Here we have a lonely, pathetic jackass with a lot of questions and no humans willing to be seen with him to ask for information. So he must spend his days bleating these questions into his best friend. Since this is the year 2012, it's not surprising that his Best Friend is his I Phone.

"How do I play 'London Calling?'" (Quick tip: Just...don't.) "Show me a G chord. Tell these two girls that our band is playing in the garage (where else?) tonight. Wipe my nose and change my diaper." (Ok, I made up those last two, but would it come as any shock if those were actually his next lines?)

"I need a guitar." Hmmm...let's review what we've learned about this kid so far: He does not have a guitar. He does not know how to play a guitar. He is incapable of actually calling people to arrange meetings. He knows two girls willing to meet him in his garage, and he already has a band. Maybe the continuity got left on the cutting room floor. No, I Phone, this is NOT a request for the director's cut.

This advertisement isn't funny or informative, and it doesn't show us how the I Phone could make our lives worth living. What it DOES demonstrate is how the I Phone can spare us from ever talking to another carbon-based life form, ever again, by adopting a virtual voice that asks "how high" whenever we bleat "jump" and never, ever questions our bizarre helplessness when faced with any task, no matter how commonplace and mundane.

And it concludes with this stupid, helpless kid pathetically requesting that his phone refer to its owner as "Rock God." Because those girls sure aren't about to. Wouldn't it be great if the phone bleated back "sorry, but even I have limits, Loser?"

Considering that phones are being marketed as best (only?) friends and personal assistants these days, I think we all know what the logical next step in the owner-phone relationship is, don't we? No, I don't want to picture it in advance, either.

Saturday, February 18, 2012

Sadly, Kindle continues to pimp it's dumbed-down version



Here's a better answer to the question "but what if you want to watch tv or download videos?:"

"I am not a drooling, pretty picture and television-addicted moron who needs to have 24/7 access to video. I don't need to be constantly distracted by pretty moving pictures and sound and cartoons and games. You see, I grew up reading, and I like to read, because it improves my vocabulary, stimulates my imagination, and broadens my horizons by giving me windows into new worlds and thoughts."

"So...if I want to watch tv or download videos? I guess I'll be doing that when I'm indoors, using the television in my living room or, on rare occasions, my laptop. Because unlike you, I actually know what the word 'need' means, and realize that it's not interchangeable with the word 'want.' I don't need to watch television or play little games on a screen while I'm in between cooling myself off in the pool. Because there is a time and a place for everything, a concept you seem to have lost track of."

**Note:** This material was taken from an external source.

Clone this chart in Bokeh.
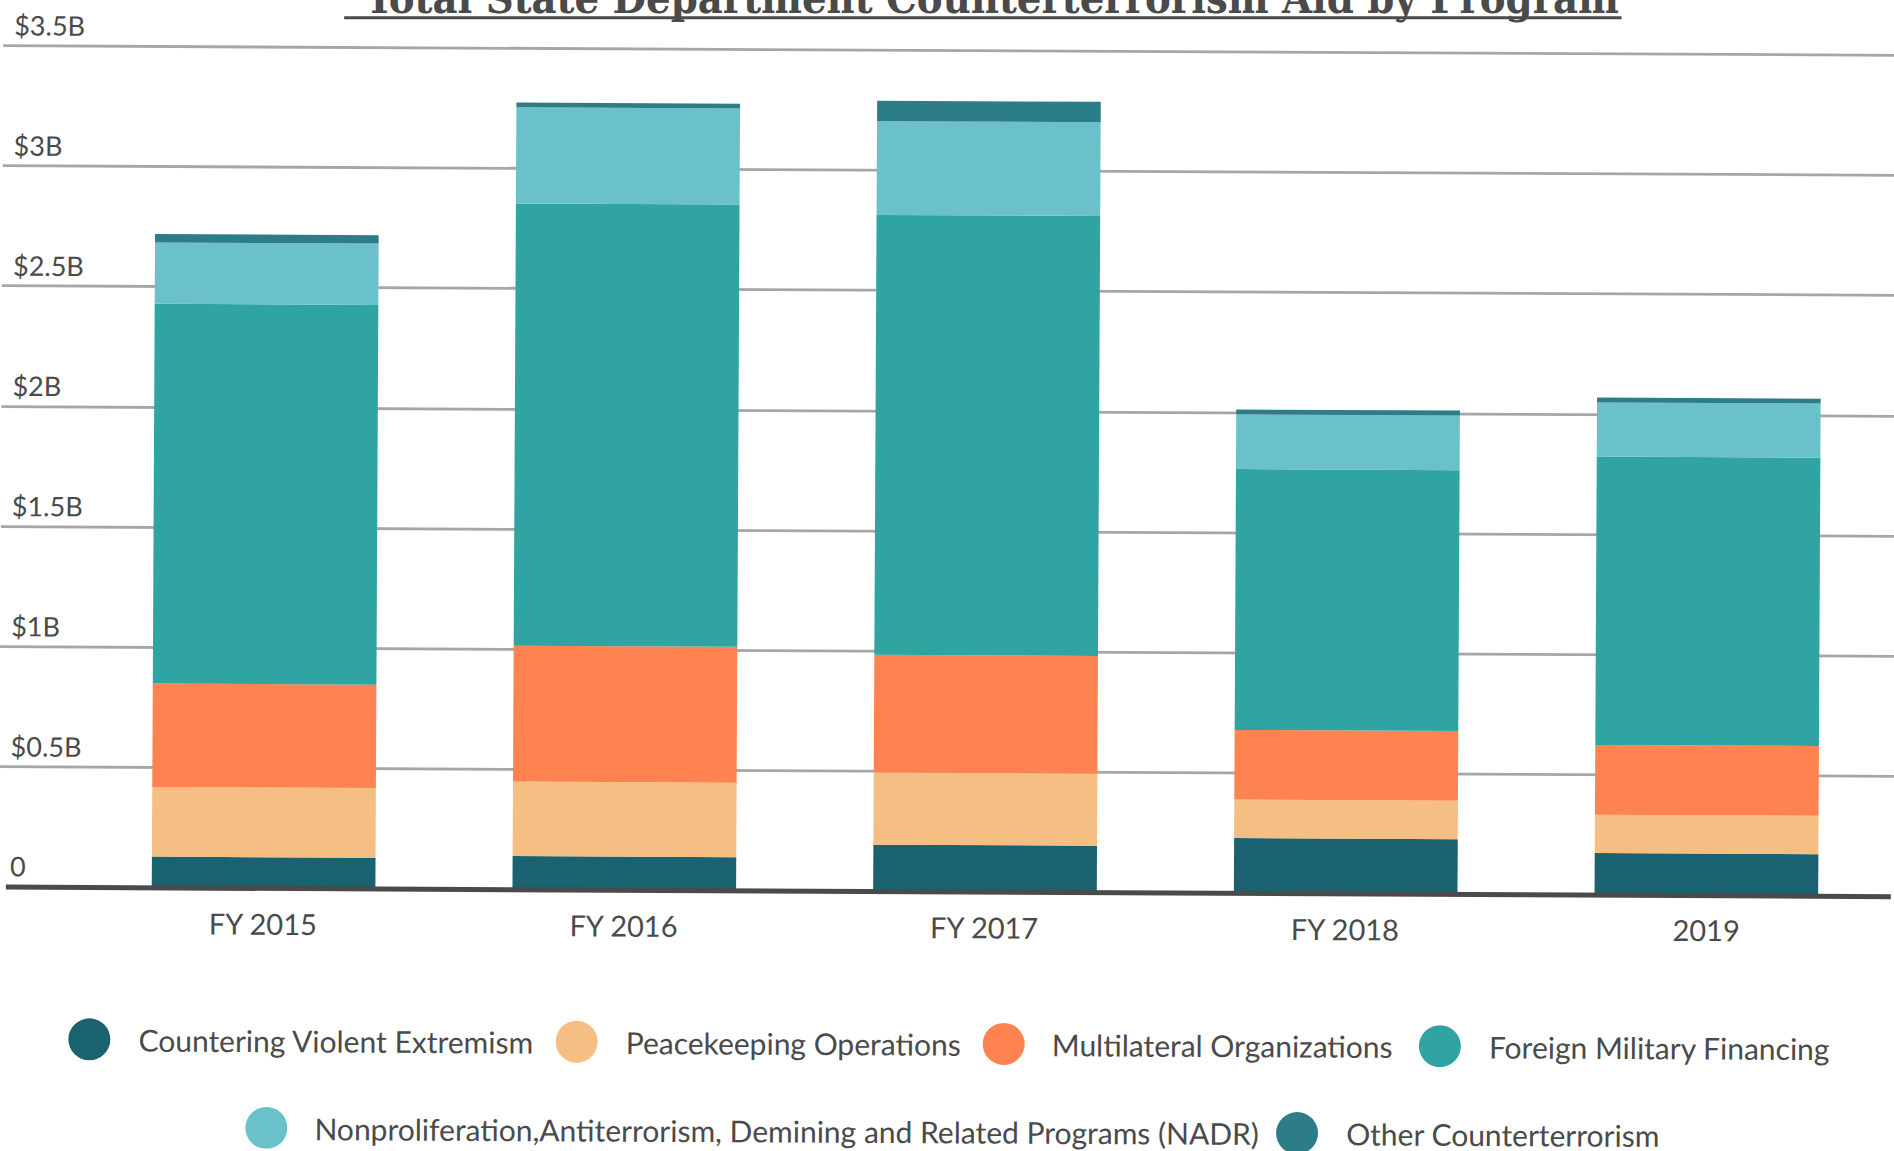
import numpy as np
from bokeh.plotting import figure
from bokeh.models import Range1d, FixedTicker, ColumnDataSource, InlineStyleSheet
from bokeh.core.properties import value
from bokeh.embed import file_html
from bokeh.resources import INLINE

# ---------------- data ----------------
years = ["FY 2015", "FY 2016", "FY 2017", "FY 2018", "2019"]
programs = [
    "Countering Violent Extremism",
    "Peacekeeping Operations",
    "Multilateral Organizations",
    "Foreign Military Financing",
    "Nonproliferation,Antiterrorism, Demining and Related Programs (NADR)",
    "Other Counterterrorism",
]
cve = [0.13, 0.14, 0.195, 0.23, 0.175]
pko = [0.29, 0.31, 0.30, 0.16, 0.16]
mo = [0.43, 0.565, 0.49, 0.29, 0.29]
fmf = [1.58, 1.84, 1.83, 1.085, 1.20]
nadr = [0.255, 0.40, 0.39, 0.228, 0.225]
other = [0.035, 0.02, 0.085, 0.02, 0.02]
colors = ["#1b6270", "#f5be83", "#ff8350", "#30a3a3", "#6bc1ca", "#2c7d87"]
y_ticks = [0, 0.5, 1, 1.5, 2, 2.5, 3, 3.5]
y_labels = ["0", "$0.5B", "$1B", "$1.5B", "$2B", "$2.5B", "$3B", "$3.5B"]
title = "Total State Department Counterterrorism Aid by Program"

# ---------------- layout ----------------
W, H = 1894, 1151
PX_PER_CAT = 359.75
PX_PER_B = 238.5
ZERO_PY = 892.4
X0 = -264 / PX_PER_CAT
TILT = 0.29  # degrees, the whole picture is slightly tilted clockwise
SLOPE = np.tan(np.radians(TILT))
CX = W / 2

def dx(px):
    return X0 + px / PX_PER_CAT

def dy(py):
    return (ZERO_PY - py) / PX_PER_B

TXT = "#4a4a4a"
FONT = value("Lato")

css = InlineStyleSheet(css=":host { position: relative; top: -8px; transform: rotate(%.2fdeg); }" % TILT)

p = figure(width=W, height=H, output_backend="svg", toolbar_location=None,
           x_range=Range1d(X0, X0 + W / PX_PER_CAT),
           y_range=Range1d(dy(H), dy(0)),
           min_border=0, min_border_left=0, min_border_right=0,
           min_border_top=0, min_border_bottom=0,
           stylesheets=[css])
p.outline_line_color = None
p.background_fill_color = "white"
p.xaxis.visible = False
p.yaxis.visible = False
p.xgrid.visible = False
p.ygrid.ticker = FixedTicker(ticks=y_ticks[1:])
p.ygrid.grid_line_color = "#a6a6a6"
p.ygrid.grid_line_width = 2.8

keys = ["cve", "pko", "mo", "fmf", "nadr", "other"]
src = ColumnDataSource(dict(x=list(range(len(years))), cve=cve, pko=pko, mo=mo,
                            fmf=fmf, nadr=nadr, other=other))
p.vbar_stack(keys, x="x", width=0.62, color=colors, source=src, line_color=None)

# baseline
p.segment(x0=[dx(7)], y0=[0], x1=[dx(1887)], y1=[0], line_width=5, line_color=TXT)

# y tick labels
p.text(x=[dx(11)] * len(y_ticks), y=y_ticks, text=y_labels, y_offset=-21,
       text_align="left", text_baseline="middle", text_font=FONT,
       text_font_size="27px", text_color=TXT)

# x labels
p.text(x=list(range(len(years))), y=[dy(927)] * len(years), text=years,
       text_align="center", text_baseline="middle", text_font=FONT,
       text_font_size="29px", text_color=TXT)

# legend
leg_cx = [91, 577, 1003, 1438, 268, 1296]
leg_tx = [140, 626, 1051, 1487, 316, 1345]
leg_py = [1043] * 4 + [1130] * 2
p.scatter(x=[dx(v) for v in leg_cx], y=[dy(v) for v in leg_py], size=42,
          color=colors, line_color=None)
p.text(x=[dx(v) for v in leg_tx], y=[dy(v) for v in leg_py], text=programs,
       text_align="left", text_baseline="middle", text_font=FONT,
       text_font_size="30px", text_color=TXT)

# title (clipped at top, as in the reference; it is not tilted there)
p.text(x=[dx(986)], y=[dy(5)], text=[title], text_align="center",
       text_baseline="middle", text_font=value("DejaVu Serif Condensed"),
       text_font_style="bold", text_font_size="43px", text_color=TXT,
       angle=TILT, angle_units="deg")
ul_y = 25
p.segment(x0=[dx(340)], y0=[dy(ul_y + (CX - 340) * SLOPE)],
          x1=[dx(1614)], y1=[dy(ul_y - (1614 - CX) * SLOPE)],
          line_width=3, line_color=TXT)

open("out.html", "w").write(file_html(p, INLINE))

"And my kids? They have old-fashioned Kindles too, and they love them, because I'm raising my kids with the same love of reading that has so enriched MY life. Just because they are one-third my age doesn't mean that they need to be distracted with the electronic equivalent of Jell-O. They LOVE to read, for the same reason I do. Oh, and they don't feel the 'need' to watch television or play brain-dead games any more than I do."

"Now, could you move your pathetic butt to where it isn't blocking the sun?"

(BTW: "Three Kindles- that's gotta be expensive?" Considering that it looks like this woman brought her kids to some tropical resort so that they could have a more glamorous place to stare at their little screens, this seems like a rather silly question. And what kind of weird idiots ARE these people anyway? I know I never want to meet kids who would prefer staring at an electronic box to jumping in and out of a pool or running along miles of beautiful sand. This family is seriously damaged.)